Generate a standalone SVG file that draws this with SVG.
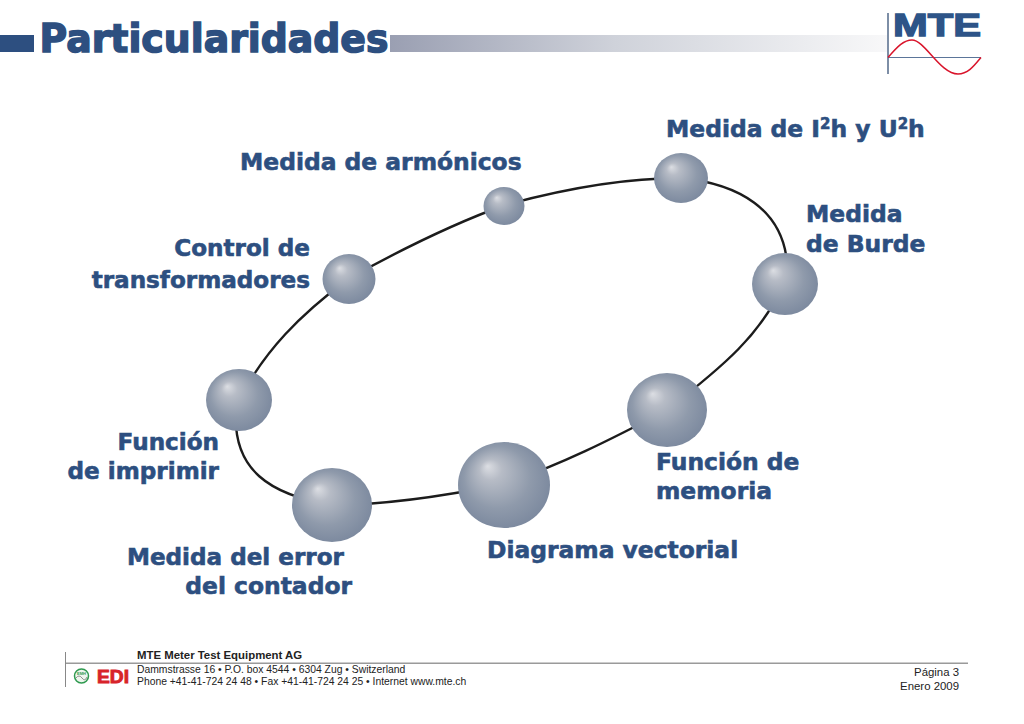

########################################

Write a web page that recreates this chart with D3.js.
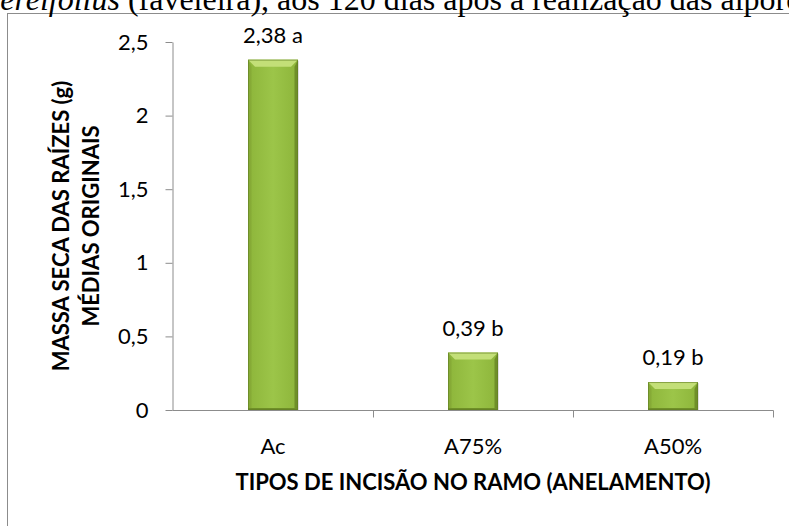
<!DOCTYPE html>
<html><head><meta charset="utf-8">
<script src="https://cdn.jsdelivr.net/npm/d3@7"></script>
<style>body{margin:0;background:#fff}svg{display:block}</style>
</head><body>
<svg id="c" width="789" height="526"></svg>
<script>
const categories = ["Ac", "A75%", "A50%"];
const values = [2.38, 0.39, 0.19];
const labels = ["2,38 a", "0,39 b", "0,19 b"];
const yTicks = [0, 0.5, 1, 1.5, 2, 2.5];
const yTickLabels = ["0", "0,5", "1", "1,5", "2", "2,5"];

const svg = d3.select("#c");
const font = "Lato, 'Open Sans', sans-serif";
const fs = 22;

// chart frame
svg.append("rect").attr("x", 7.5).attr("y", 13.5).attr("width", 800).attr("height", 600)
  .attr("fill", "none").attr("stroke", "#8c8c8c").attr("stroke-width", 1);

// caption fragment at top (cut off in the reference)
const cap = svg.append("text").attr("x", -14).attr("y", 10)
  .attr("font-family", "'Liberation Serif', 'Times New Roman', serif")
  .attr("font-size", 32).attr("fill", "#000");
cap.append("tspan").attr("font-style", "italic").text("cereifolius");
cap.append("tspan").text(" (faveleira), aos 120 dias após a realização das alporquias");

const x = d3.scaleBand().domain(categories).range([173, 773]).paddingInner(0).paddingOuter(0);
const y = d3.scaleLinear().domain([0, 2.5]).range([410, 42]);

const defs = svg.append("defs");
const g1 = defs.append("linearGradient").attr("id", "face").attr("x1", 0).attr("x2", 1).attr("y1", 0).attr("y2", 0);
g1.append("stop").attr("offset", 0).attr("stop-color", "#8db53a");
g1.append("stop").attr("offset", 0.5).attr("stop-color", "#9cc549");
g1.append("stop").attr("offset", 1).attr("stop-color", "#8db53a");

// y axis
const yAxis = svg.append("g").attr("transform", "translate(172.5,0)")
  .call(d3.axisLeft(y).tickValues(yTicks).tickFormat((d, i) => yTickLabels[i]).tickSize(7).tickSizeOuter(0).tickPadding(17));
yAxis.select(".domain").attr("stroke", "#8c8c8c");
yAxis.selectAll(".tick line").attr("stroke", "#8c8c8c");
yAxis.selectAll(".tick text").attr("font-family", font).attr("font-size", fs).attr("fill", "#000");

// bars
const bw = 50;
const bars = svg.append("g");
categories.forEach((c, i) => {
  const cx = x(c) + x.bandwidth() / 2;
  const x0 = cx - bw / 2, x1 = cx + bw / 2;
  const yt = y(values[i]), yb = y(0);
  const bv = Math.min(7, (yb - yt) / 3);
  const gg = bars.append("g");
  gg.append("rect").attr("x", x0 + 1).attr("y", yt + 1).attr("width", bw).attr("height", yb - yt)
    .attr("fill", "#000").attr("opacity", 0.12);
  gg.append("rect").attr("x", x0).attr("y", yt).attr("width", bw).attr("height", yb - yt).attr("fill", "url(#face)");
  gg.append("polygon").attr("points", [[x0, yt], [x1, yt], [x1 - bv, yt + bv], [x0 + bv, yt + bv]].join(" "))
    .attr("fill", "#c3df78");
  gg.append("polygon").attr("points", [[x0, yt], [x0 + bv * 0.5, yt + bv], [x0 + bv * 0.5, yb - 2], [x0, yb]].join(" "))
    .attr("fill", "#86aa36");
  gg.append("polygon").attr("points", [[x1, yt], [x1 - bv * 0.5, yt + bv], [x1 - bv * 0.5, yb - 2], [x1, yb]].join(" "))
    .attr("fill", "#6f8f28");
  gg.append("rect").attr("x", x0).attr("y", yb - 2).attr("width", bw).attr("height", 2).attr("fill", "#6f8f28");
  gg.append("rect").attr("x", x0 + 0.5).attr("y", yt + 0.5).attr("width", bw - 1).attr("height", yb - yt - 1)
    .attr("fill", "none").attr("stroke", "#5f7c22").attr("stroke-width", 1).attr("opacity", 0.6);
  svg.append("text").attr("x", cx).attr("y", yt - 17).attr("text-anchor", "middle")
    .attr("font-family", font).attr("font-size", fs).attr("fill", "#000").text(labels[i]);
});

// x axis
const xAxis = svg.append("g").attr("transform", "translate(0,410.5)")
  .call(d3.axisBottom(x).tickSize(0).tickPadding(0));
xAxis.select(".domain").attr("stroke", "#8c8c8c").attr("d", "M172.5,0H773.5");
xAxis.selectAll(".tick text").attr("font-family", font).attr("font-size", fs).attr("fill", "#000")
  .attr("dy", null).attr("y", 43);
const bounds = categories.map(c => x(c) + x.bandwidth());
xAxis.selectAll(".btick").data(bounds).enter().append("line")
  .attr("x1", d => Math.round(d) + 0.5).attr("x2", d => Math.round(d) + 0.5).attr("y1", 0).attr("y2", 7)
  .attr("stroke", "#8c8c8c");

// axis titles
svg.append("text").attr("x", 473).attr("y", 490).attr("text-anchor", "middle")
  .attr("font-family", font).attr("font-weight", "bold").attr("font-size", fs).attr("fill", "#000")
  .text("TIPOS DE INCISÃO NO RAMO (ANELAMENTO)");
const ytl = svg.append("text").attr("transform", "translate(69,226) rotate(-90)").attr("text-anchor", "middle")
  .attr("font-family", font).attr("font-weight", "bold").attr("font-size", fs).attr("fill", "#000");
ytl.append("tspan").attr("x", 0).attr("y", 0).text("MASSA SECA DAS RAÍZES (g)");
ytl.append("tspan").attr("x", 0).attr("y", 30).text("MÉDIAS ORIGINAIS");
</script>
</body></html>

########################################

AIM OF THE EXERCISE
Read through the entries and copy each line in which "this" appears.

SOLVED EXERCISE
Generate a standalone SVG file that draws this with SVG.
Write a web page that recreates this chart with D3.js.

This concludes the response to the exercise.